Of course, there may be circumstances which flow from the state’s rights application of the Second Amendment which may not be pleasing to some. For instance, money. If this policy of states being allowed to formulate policies which suit them goes into effect as some demand, then a state might decide to issue its own currency and that may cause some problems. Say, for example, a traveler from California is headed for Phoenix, where California money is no good. She must exchange her money for Arizona currency and the exchange rate may be against her. Not to mention that California may not redeem any of the left-over money she brings back. Messy, but part of the conservative New World Order.
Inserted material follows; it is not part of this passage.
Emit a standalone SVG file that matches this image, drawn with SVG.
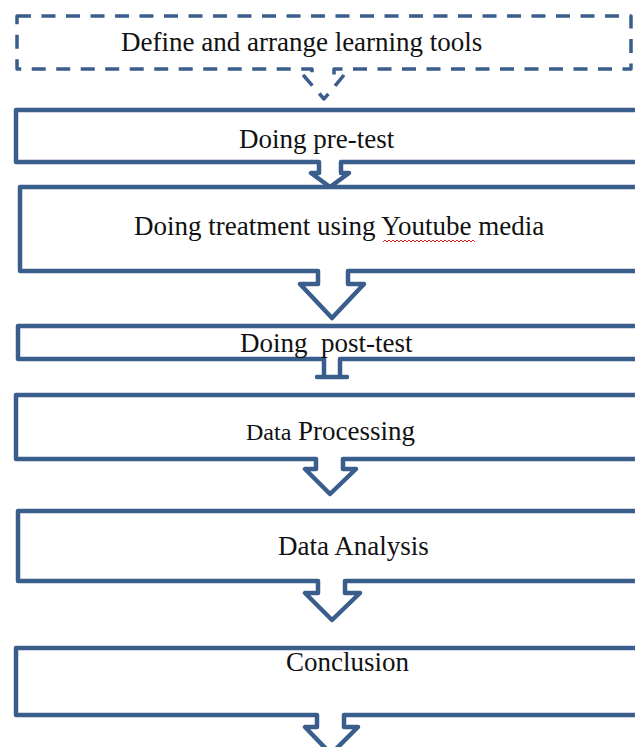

Or take natural disasters. If a major wildfire breaks out, California may not want other states to butt in to help—state pride and rights being what they are. Or they MAY ask for help, but be rebuffed, or they may swallow their pride and ask the feds for help, but the feds may not be able to do that, since they have let their fire-fighting capabilities whither because of the new political reality. Most of the states may not care if California burns down, since their economies might grow with less competition.
Then there is the issue of civil rights. Could a state revoke federal civil rights laws? Could it quarantine gays and lesbians and transsexuals, as God has repeatedly demanded through His representatives? Perhaps this might happen, but some issues will need to shake out over the long haul and perhaps cooler head will prevail. The Tea Party has not sent out memos on these issues, even though I’m sure they DO have a plan to cover these effects of their passionately-held beliefs.
Meanwhile, just in case, I’m shopping around for a nice little M-16.